FindMy has expanded its portfolio in regard to which animals its solutions offer surveillance to; originally only tracking sheep, FindMy now offers its services for cattle, sheep, and reindeer, allowing a new service, SaveMyReindeer, to be developed, which means that no longer is only one specific segment of the livestock market being focused on. This holds a competitive advantage over several different solutions that offer similar aspects. For example, vendors such as MooCall and Cowlar specifically offer their services for cattle, whereas FindMy allows farmers to have one solution that caters to a larger proportion of their stock, rather than several different solutions, enabling a cost-efficient manner to keep livestock in check.

Other connectivity options such as Sigfox and LoRa are used for similar solutions within the Agricultural Technology (AgTech) market, especially for livestock tracking. A benefit of the use of Low-Power Wide Area (LPWA) networks enables battery life to be prolonged, which is essential to minimize human interference. Short-range wireless connectivity such as Bluetooth Low Energy (BLE) wouldn’t be as efficient for connecting a solution such as this is; though it has the capability of power saving, it is not efficient to be used for tracking livestock living out in the fields. For those living inside of or spending a lot of their existence in stables, however, it would be beneficial, as found with the Infsoft LocAware platform, which uses BLE to track levels of feed for individual animals. Several different satellite suppliers have a costing process in which costs are per message sent; therefore, limiting the number of messages minimizes these costs, which is a huge benefit for farmers who want to limit them.

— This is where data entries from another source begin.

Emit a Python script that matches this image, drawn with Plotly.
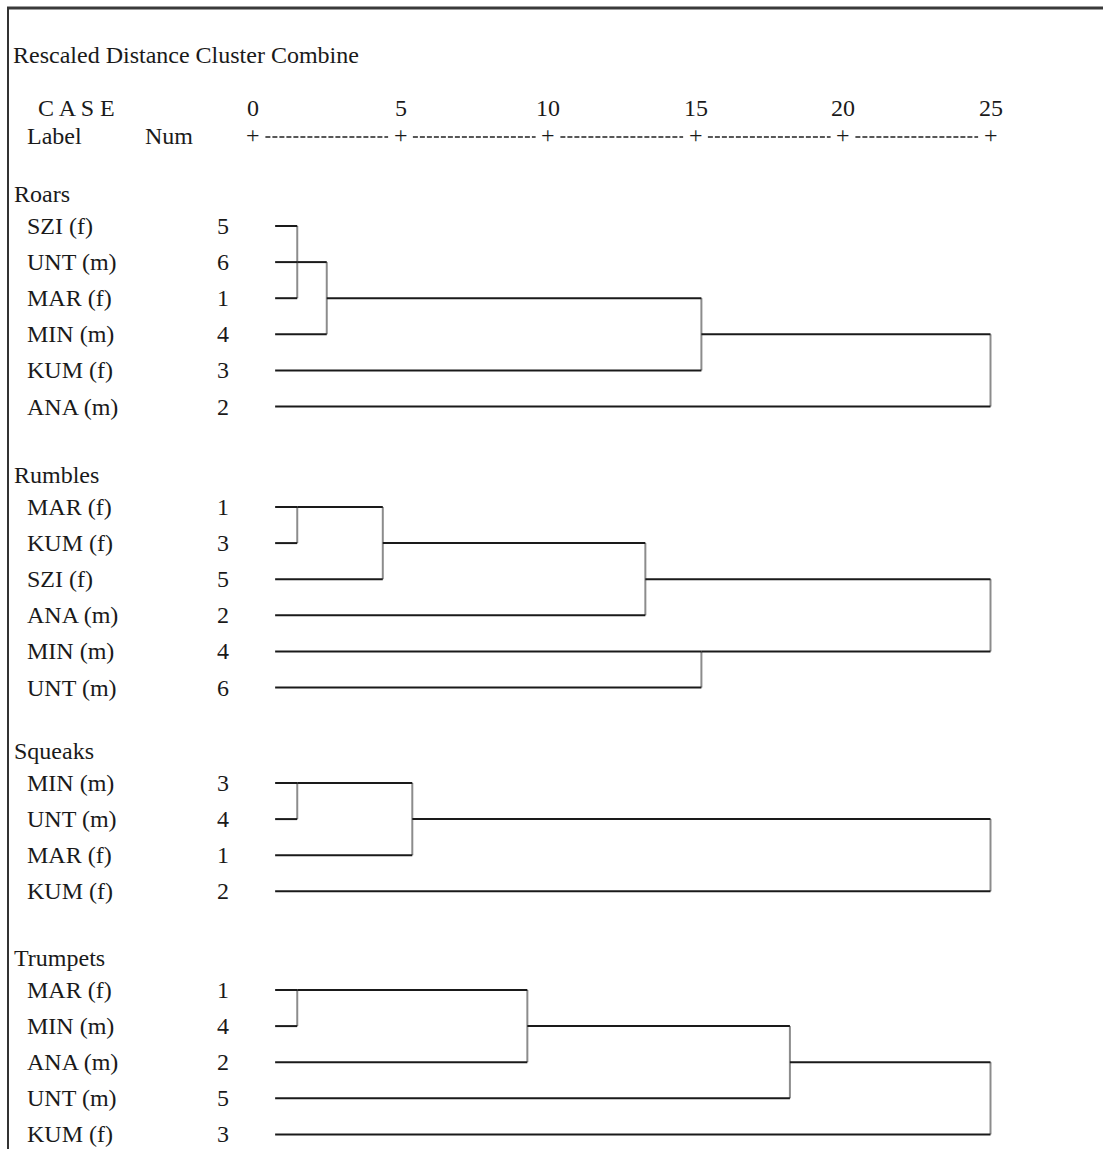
import plotly.graph_objects as go

W, H = 1103, 1149

# ---------------- data ----------------
title_text = "Rescaled Distance Cluster Combine"
tick_values = [0, 5, 10, 15, 20, 25]
tick_labels = ["0", "5", "10", "15", "20", "25"]

group_names = ["Roars", "Rumbles", "Squeaks", "Trumpets"]

roars_labels = ["SZI (f)", "UNT (m)", "MAR (f)", "MIN (m)", "KUM (f)", "ANA (m)"]
roars_nums = [5, 6, 1, 4, 3, 2]
roars_merge_rows = [[0, 1, 2], [1, 3], [2, 4], [3, 5]]
roars_merge_dist = [1.5, 2.5, 15.2, 25.0]
roars_merge_out = [1, 2, 3, 3]

rumbles_labels = ["MAR (f)", "KUM (f)", "SZI (f)", "ANA (m)", "MIN (m)", "UNT (m)"]
rumbles_nums = [1, 3, 5, 2, 4, 6]
rumbles_merge_rows = [[0, 1], [0, 2], [1, 3], [4, 5], [2, 4]]
rumbles_merge_dist = [1.5, 4.4, 13.3, 15.2, 25.0]
rumbles_merge_out = [0, 1, 2, 4, 2]

squeaks_labels = ["MIN (m)", "UNT (m)", "MAR (f)", "KUM (f)"]
squeaks_nums = [3, 4, 1, 2]
squeaks_merge_rows = [[0, 1], [0, 2], [1, 3]]
squeaks_merge_dist = [1.5, 5.4, 25.0]
squeaks_merge_out = [0, 1, 1]

trumpets_labels = ["MAR (f)", "MIN (m)", "ANA (m)", "UNT (m)", "KUM (f)"]
trumpets_nums = [1, 4, 2, 5, 3]
trumpets_merge_rows = [[0, 1], [0, 2], [1, 3], [2, 4]]
trumpets_merge_dist = [1.5, 9.3, 18.2, 25.0]
trumpets_merge_out = [0, 1, 2, 2]

groups = [
    (roars_labels, roars_nums, roars_merge_rows, roars_merge_dist, roars_merge_out),
    (rumbles_labels, rumbles_nums, rumbles_merge_rows, rumbles_merge_dist, rumbles_merge_out),
    (squeaks_labels, squeaks_nums, squeaks_merge_rows, squeaks_merge_dist, squeaks_merge_out),
    (trumpets_labels, trumpets_nums, trumpets_merge_rows, trumpets_merge_dist, trumpets_merge_out),
]

# ---------------- layout constants ----------------
X0_PX, SCALE = 253.0, 29.5          # pixel of distance 0, pixels per unit
XR = [-X0_PX / SCALE, (W - X0_PX) / SCALE]
GROUP_Y = [226, 507, 783, 990]     # first row of each group (page px)
ROW_H = 36.1
HEAD_OFF = 32
LEAF_START = 0.75
FONT = "Liberation Serif"
FS = 24
TXT = "#1a1a1a"

hx, hy, vx, vy = [], [], [], []
annotations = []


def ann(text, x, y, xref="paper", xanchor="left"):
    annotations.append(dict(text=text, x=x, y=y, xref=xref, yref="y",
                            xanchor=xanchor, yanchor="middle", showarrow=False,
                            borderpad=0,
                            font=dict(family=FONT, size=FS, color=TXT)))


for gi, (labels, nums, mrows, mdist, mout) in enumerate(groups):
    y0 = GROUP_Y[gi]
    rowy = [y0 + i * ROW_H for i in range(len(labels))]
    ann(group_names[gi], 13 / W, y0 - HEAD_OFF)
    for i, (lab, n) in enumerate(zip(labels, nums)):
        ann(lab, 26 / W, rowy[i])
        ann(str(n), 223 / W, rowy[i], xanchor="center")
    active = {i: LEAF_START for i in range(len(labels))}
    for rows, d, out in zip(mrows, mdist, mout):
        for r in rows:
            hx.extend([active.pop(r), d, None])
            hy.extend([rowy[r], rowy[r], None])
        vx.extend([d, d, None])
        vy.extend([rowy[min(rows)], rowy[max(rows)], None])
        active[out] = d

# header texts
ann(title_text, 12 / W, 55)
ann("C A S E", 37 / W, 108)
ann("Label", 26 / W, 136)
ann("Num", 144 / W, 136)
for tv, tl in zip(tick_values, tick_labels):
    ann(tl, tv, 108, xref="x", xanchor="center")
    ann("+", tv, 135, xref="x", xanchor="center")

# dashes between the '+' marks
dx, dy = [], []
for a, b in zip(tick_values[:-1], tick_values[1:]):
    dx.extend([a + 0.42, b - 0.42, None])
    dy.extend([137, 137, None])

fig = go.Figure()
fig.add_trace(go.Scatter(x=dx, y=dy, mode="lines", hoverinfo="skip",
                         line=dict(color="#222222", width=1.3, dash="5px,2px")))
fig.add_trace(go.Scatter(x=vx, y=vy, mode="lines", hoverinfo="skip",
                         line=dict(color="#8c8c8c", width=2)))
fig.add_trace(go.Scatter(x=hx, y=hy, mode="lines", hoverinfo="skip",
                         line=dict(color="#1a1a1a", width=2)))

shapes = [
    dict(type="line", xref="paper", yref="y", x0=7 / W, x1=1.0, y0=8, y1=8,
         line=dict(color="#3a3a3a", width=3)),
    dict(type="line", xref="paper", yref="y", x0=8 / W, x1=8 / W, y0=7, y1=H,
         line=dict(color="#333333", width=2)),
]

fig.update_layout(
    width=W, height=H, autosize=False,
    margin=dict(l=0, r=0, t=0, b=0, pad=0),
    paper_bgcolor="white", plot_bgcolor="white",
    showlegend=False,
    xaxis=dict(range=XR, visible=False, fixedrange=True),
    yaxis=dict(range=[H, 0], visible=False, fixedrange=True),
    annotations=annotations, shapes=shapes,
)

fig.write_html("out.html", config={"displayModeBar": False},
               post_script="document.body.style.margin='0';")
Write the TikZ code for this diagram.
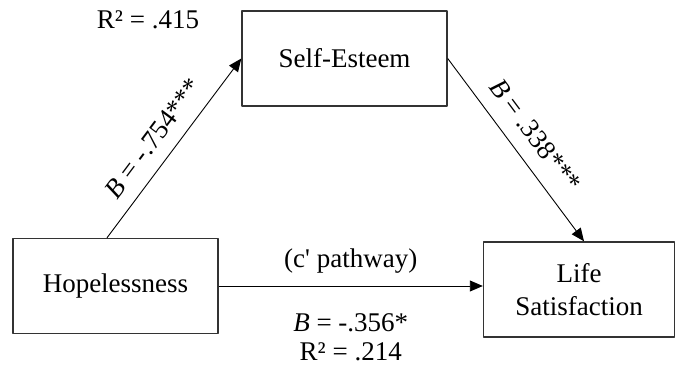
\documentclass[tikz,border=0pt]{standalone}
\usepackage{fontspec}
\setmainfont{Liberation Serif}
\usetikzlibrary{arrows.meta,positioning}
\begin{document}
\begin{tikzpicture}[>={Triangle[length=13pt,width=11pt]},line join=round,x=1pt,y=-1pt,font=\fontsize{27}{33}\selectfont]
	\tikzset{
		box/.style={draw=black!80,line width=1.4pt,minimum width=#1,minimum height=95pt,align=center,inner sep=0pt},
		link/.style={->,line width=0.9pt},
		lab/.style={inner sep=2pt}
	}
	\useasboundingbox (0,0) rectangle (676,371);
	\node[box=205pt] (hop) at (115.5,286) {Hopelessness};
	\node[box=205pt] (self) at (344.5,58.5) {Self-Esteem};
	\node[box=191pt] (life) at (579,289.5) {Life\\Satisfaction};
	\node[lab] (rself) at (148,20) {R² = .415};
	\draw[link] ([xshift=-8.5pt]hop.north) -- (self.west)
		node[lab,pos=.48,sloped,above=11pt] (bself) {\textit{B} = -.754***};
	\draw[link] (self.east) -- ([xshift=5pt]life.north)
		node[lab,pos=.5,sloped,above=13pt] (blife) {\textit{B} = .338***};
	\draw[link] (hop.east) -- (hop.east-|life.west)
		node[lab,midway,above=10pt] (cpath) {(c\textquotesingle{} pathway)}
		node[lab,midway,below=25pt] (bhop) {\textit{B} = -.356*};
	\node[lab,below=6pt of bhop.south] (rlife) {R² = .214};
\end{tikzpicture}
\end{document}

Satellites in the Sky Shouldn't Be Overlooked


The number of satellites that are being used for Internet of Things (IoT) connectivity is a growing market and will continue to grow with the increased number of success stories that are being reported. The number of nanosatellites that are being launched is continuing to grow, and with recent launches being planned from Eutelsat—25 new nanosatellites to serve Sigfox’s generic IoT applications—it is clear that satellite connectivity is becoming more popular. Globalstar however, is not the only satellite provider offering connectivity for IoT applications, especially those used within the AgTech market. For example, Hiber offers connectivity for a variety of agricultural solutions, including irrigation systems and remote monitoring for livestock.

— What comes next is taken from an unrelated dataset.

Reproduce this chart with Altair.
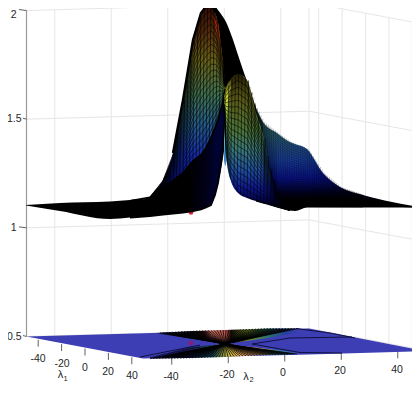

Another vendor offering satellite connectivity for the tracking of livestock is Lacuna, which offers the ability to save battery life, allowing data to be sent for a couple of years, which is extremely beneficial in this space where minimal human interaction is a driving point of success for AgTech solutions. Newer vendors that are entering the IoT satellite connectivity space are all working with Low Earth Orbit (LEO) satellites, whereas Globalstar and other traditional vendors such as Inmarsat and Orbcomm are not. The use of LEO satellites over Geostationary Equatorial Orbit (GEO) satellites offers the advantages of low propagation delay and small propagation loss. Additionally, due to the distance at which GEO satellites are based, they do not offer global coverage or continuous connectivity, whereas LEO satellites do. It would be beneficial for FindMy and other service providers within this space, therefore, to consider LEO satellite connectivity to enable their ability to expand their stance within the market.

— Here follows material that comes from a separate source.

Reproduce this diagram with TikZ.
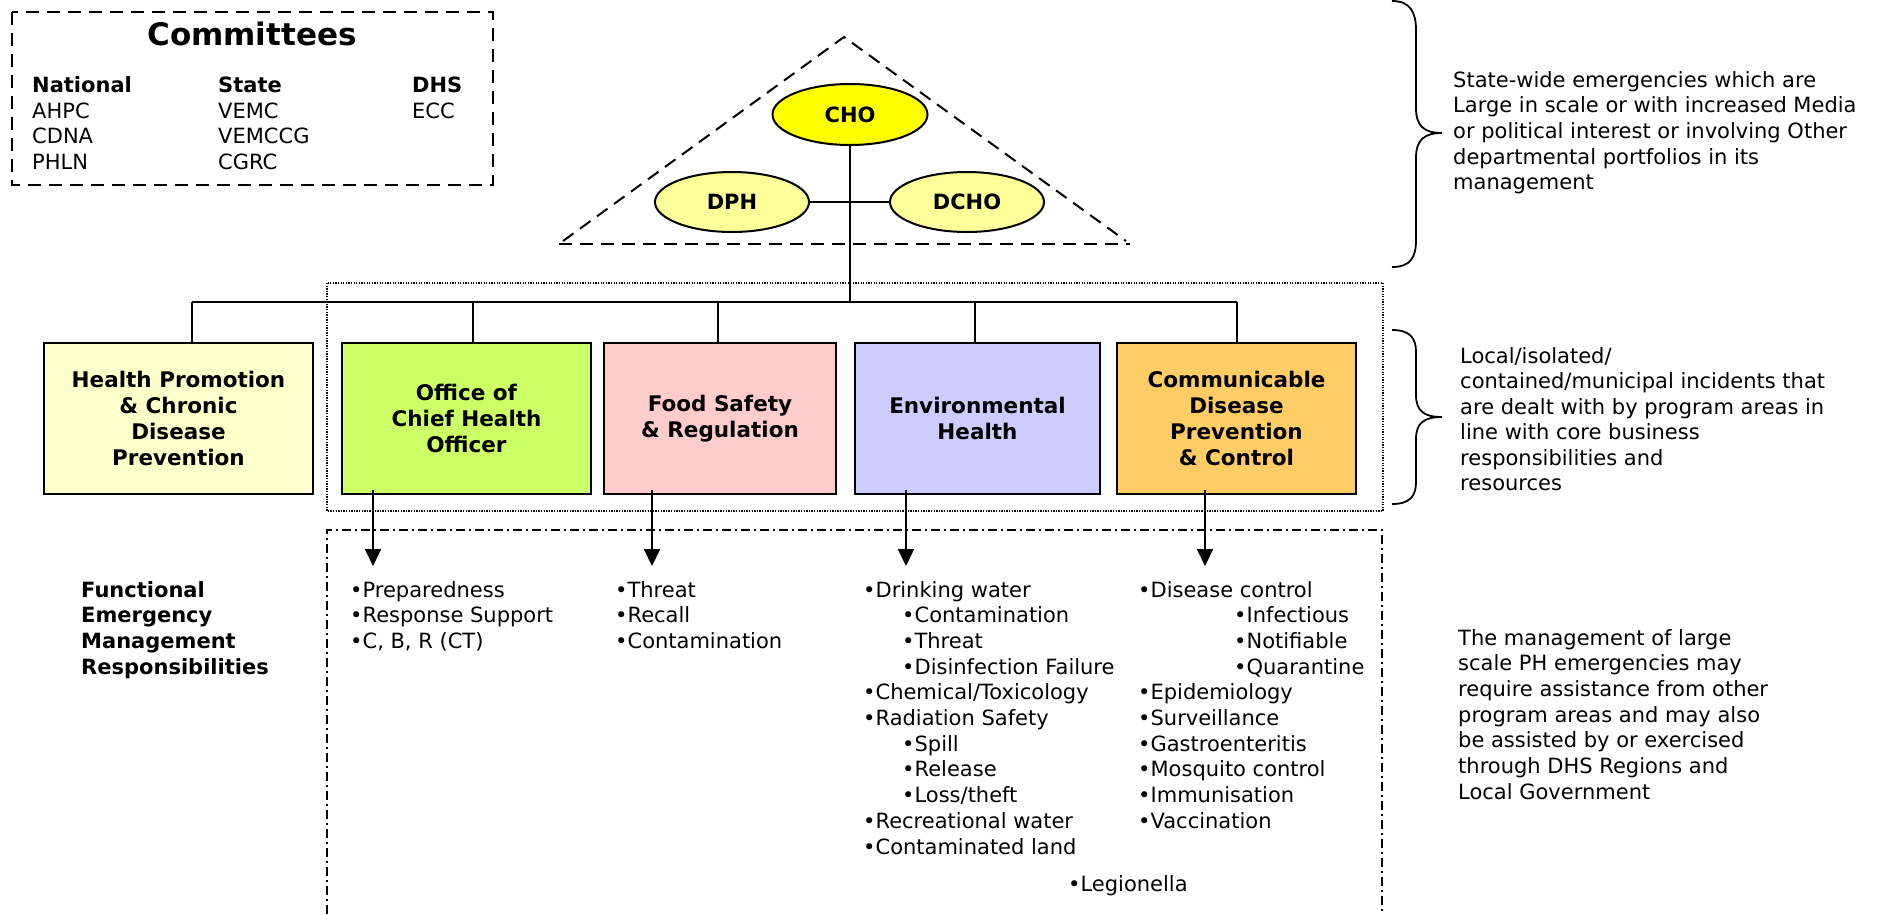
\documentclass[tikz,border=0pt]{standalone}
\usepackage{fontspec}
\setmainfont{DejaVu Sans}
\usetikzlibrary{shapes.geometric,arrows.meta}
\definecolor{choY}{HTML}{FFFF00}
\definecolor{depY}{HTML}{FFFF99}
\definecolor{hpC}{HTML}{FFFFCC}
\definecolor{ochoC}{HTML}{CCFF66}
\definecolor{fsrC}{HTML}{FFCCCC}
\definecolor{ehC}{HTML}{CCCCFF}
\definecolor{cdC}{HTML}{FFCC66}
\tikzset{
  txt/.style={font=\fontsize{21}{25.7}\selectfont, inner sep=0pt, anchor=base west},
  btxt/.style={font=\fontsize{21}{25.7}\selectfont\bfseries, inner sep=0pt, anchor=base west},
  unit/.style={draw, line width=2pt, align=center, font=\fontsize{21.5}{25.7}\selectfont\bfseries, inner sep=0pt},
  oval/.style={ellipse, draw, line width=2pt, inner sep=0pt, font=\fontsize{21}{25.7}\selectfont\bfseries},
  link/.style={line width=2pt},
  arr/.style={line width=2pt, -{Triangle[length=17pt,width=16pt]}},
  brace/.style={line width=1.8pt},
  tridash/.style={line width=2pt, dash pattern=on 13pt off 8pt},
  commdash/.style={line width=2.5pt, dash pattern=on 13pt off 8pt},
  dotbox/.style={line width=1.3pt, dash pattern=on 1.3pt off 1.3pt},
  dashdotbox/.style={line width=1.6pt, dash pattern=on 9pt off 4pt on 2pt off 4pt},
}
\newcommand{\tl}[4]{\node[txt] (#1) at (#2,#3) {#4};}
\newcommand{\btl}[4]{\node[btxt] (#1) at (#2,#3) {#4};}
\begin{document}
\begin{tikzpicture}[x=1pt,y=-1pt]
\useasboundingbox (0,0) rectangle (1883,914);

% Committees
\draw[commdash] (12,12) rectangle (493,185);
\node[font=\fontsize{31}{36}\selectfont\bfseries, inner sep=0pt, anchor=base] (comm) at (252,45) {Committees};
\btl{nat}{32}{92}{National}
\btl{sta}{218}{92}{State}
\btl{dhs}{412}{92}{DHS}
\tl{n1}{32}{118}{AHPC}
\tl{n2}{32}{143.5}{CDNA}
\tl{n3}{32}{169}{PHLN}
\tl{s1}{218}{118}{VEMC}
\tl{s2}{218}{143.5}{VEMCCG}
\tl{s3}{218}{169}{CGRC}
\tl{d1}{412}{118}{ECC}

% Triangle
\draw[tridash] (563,241) -- (844,37) -- (1126,241);
\draw[tridash] (559,244) -- (1130,244);

% Ellipses
\node[oval, fill=choY, minimum width=155, minimum height=61] (cho) at (850,114.5) {CHO};
\node[oval, fill=depY, minimum width=154, minimum height=60] (dph) at (732,202) {DPH};
\node[oval, fill=depY, minimum width=154, minimum height=60] (dcho) at (967,202) {DCHO};

% Bus
\coordinate (busL) at (192,302);
\coordinate (busR) at (1237,302);

% Dotted group
\draw[dotbox] (327,283) rectangle (1383,511);

% Units
\node[unit, fill=hpC, minimum width=269, minimum height=151] (hp) at (178.5,418.5) {Health Promotion\\\& Chronic\\Disease\\Prevention};
\node[unit, fill=ochoC, minimum width=249, minimum height=151] (ocho) at (466.5,418.5) {Office of\\Chief Health\\Officer};
\node[unit, fill=fsrC, minimum width=232, minimum height=151] (fsr) at (720,418.5) {Food Safety\\\& Regulation};
\node[unit, fill=ehC, minimum width=245, minimum height=151] (eh) at (977.5,418.5) {Environmental\\Health};
\node[unit, fill=cdC, minimum width=239, minimum height=151] (cd) at (1236.5,418.5) {Communicable\\Disease\\Prevention\\\& Control};

% Connectors
\draw[link] (dph.east) -- (dcho.west);
\draw[link] (cho.south) -- (cho.south |- busL);
\draw[link] (busL) -- (busR);
\draw[link] (busL) -- (busL |- hp.north);
\draw[link] ([xshift=6.5pt]ocho.north) -- ([xshift=6.5pt]ocho.north |- busL);
\draw[link] ([xshift=-2pt]fsr.north) -- ([xshift=-2pt]fsr.north |- busL);
\draw[link] ([xshift=-2.5pt]eh.north) -- ([xshift=-2.5pt]eh.north |- busL);
\draw[link] (busR) -- (busR |- cd.north);

% Dash-dot area
\draw[dashdotbox] (327,914) -- (327,530) -- (1382,530) -- (1382,914);

% Arrows
\coordinate (t1) at (373,566);
\coordinate (t2) at (652,566);
\coordinate (t3) at (906,566);
\coordinate (t4) at (1205,566);
\draw[arr] ([yshift=5pt]ocho.south -| t1) -- (t1);
\draw[arr] ([yshift=5pt]fsr.south -| t2) -- (t2);
\draw[arr] ([yshift=5pt]eh.south -| t3) -- (t3);
\draw[arr] ([yshift=5pt]cd.south -| t4) -- (t4);

% Functional label
\btl{f1}{81}{597}{Functional}
\btl{f2}{81}{622.7}{Emergency}
\btl{f3}{81}{648.4}{Management}
\btl{f4}{81}{674.1}{Responsibilities}

% OCHO list
\tl{o1}{350}{597}{•Preparedness}
\tl{o2}{350}{622.7}{•Response Support}
\tl{o3}{350}{648.4}{•C, B, R (CT)}

% FSR list
\tl{fs1}{615}{597}{•Threat}
\tl{fs2}{615}{622.7}{•Recall}
\tl{fs3}{615}{648.4}{•Contamination}

% EH list
\tl{e1}{863}{597}{•Drinking water}
\tl{e2}{902}{622.7}{•Contamination}
\tl{e3}{902}{648.4}{•Threat}
\tl{e4}{902}{674.1}{•Disinfection Failure}
\tl{e5}{863}{699.8}{•Chemical/Toxicology}
\tl{e6}{863}{725.5}{•Radiation Safety}
\tl{e7}{902}{751.2}{•Spill}
\tl{e8}{902}{776.9}{•Release}
\tl{e9}{902}{802.6}{•Loss/theft}
\tl{e10}{863}{828.3}{•Recreational water}
\tl{e11}{863}{854}{•Contaminated land}
\tl{e12}{1068}{891}{•Legionella}

% CD list
\tl{c1}{1138}{597}{•Disease control}
\tl{c2}{1234}{622.7}{•Infectious}
\tl{c3}{1234}{648.4}{•Notifiable}
\tl{c4}{1234}{674.1}{•Quarantine}
\tl{c5}{1138}{699.8}{•Epidemiology}
\tl{c6}{1138}{725.5}{•Surveillance}
\tl{c7}{1138}{751.2}{•Gastroenteritis}
\tl{c8}{1138}{776.9}{•Mosquito control}
\tl{c9}{1138}{802.6}{•Immunisation}
\tl{c10}{1138}{828.3}{•Vaccination}

% Braces
\draw[brace] (1392,1) .. controls (1410,1) and (1416,12) .. (1416,30) -- (1416,108) .. controls (1416,126) and (1424,133) .. (1442,133) .. controls (1424,133) and (1416,140) .. (1416,158) -- (1416,240) .. controls (1416,258) and (1410,267) .. (1392,267);
\draw[brace] (1392,330) .. controls (1410,330) and (1416,338) .. (1416,352) -- (1416,395) .. controls (1416,411) and (1424,417) .. (1442,417) .. controls (1424,417) and (1416,423) .. (1416,439) -- (1416,482) .. controls (1416,496) and (1410,504) .. (1392,504);

% Right texts
\tl{a1}{1453}{87}{State-wide emergencies which are}
\tl{a2}{1453}{112.7}{Large in scale or with increased Media}
\tl{a3}{1453}{138.4}{or political interest or involving Other}
\tl{a4}{1453}{164.1}{departmental portfolios in its}
\tl{a5}{1453}{189.8}{management}

\tl{b1}{1460}{363}{Local/isolated/}
\tl{b2}{1460}{388.5}{contained/municipal incidents that}
\tl{b3}{1460}{414}{are dealt with by program areas in}
\tl{b4}{1460}{439.5}{line with core business}
\tl{b5}{1460}{465}{responsibilities and}
\tl{b6}{1460}{490.5}{resources}

\tl{m1}{1458}{645}{The management of large}
\tl{m2}{1458}{670.7}{scale PH emergencies may}
\tl{m3}{1458}{696.4}{require assistance from other}
\tl{m4}{1458}{722.1}{program areas and may also}
\tl{m5}{1458}{747.8}{be assisted by or exercised}
\tl{m6}{1458}{773.5}{through DHS Regions and}
\tl{m7}{1458}{799.2}{Local Government}
\end{tikzpicture}
\end{document}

ABI Research forecasts that there will be over 24 million connections via satellite for IoT applications by 2024. However, there is room for growth in the agricultural solution sector for satellite connectivity, with forecasts predicting 1.25 million connections for agricultural applications by 2024, representing only 5% of total connections. LEO satellites offer the near real-time connectivity that farmers rely on to keep in touch with their farms, as many systems that are becoming automated and connected do not require a 24-hour communication system which, unlike terrestrial networks, satellite connectivity can offer.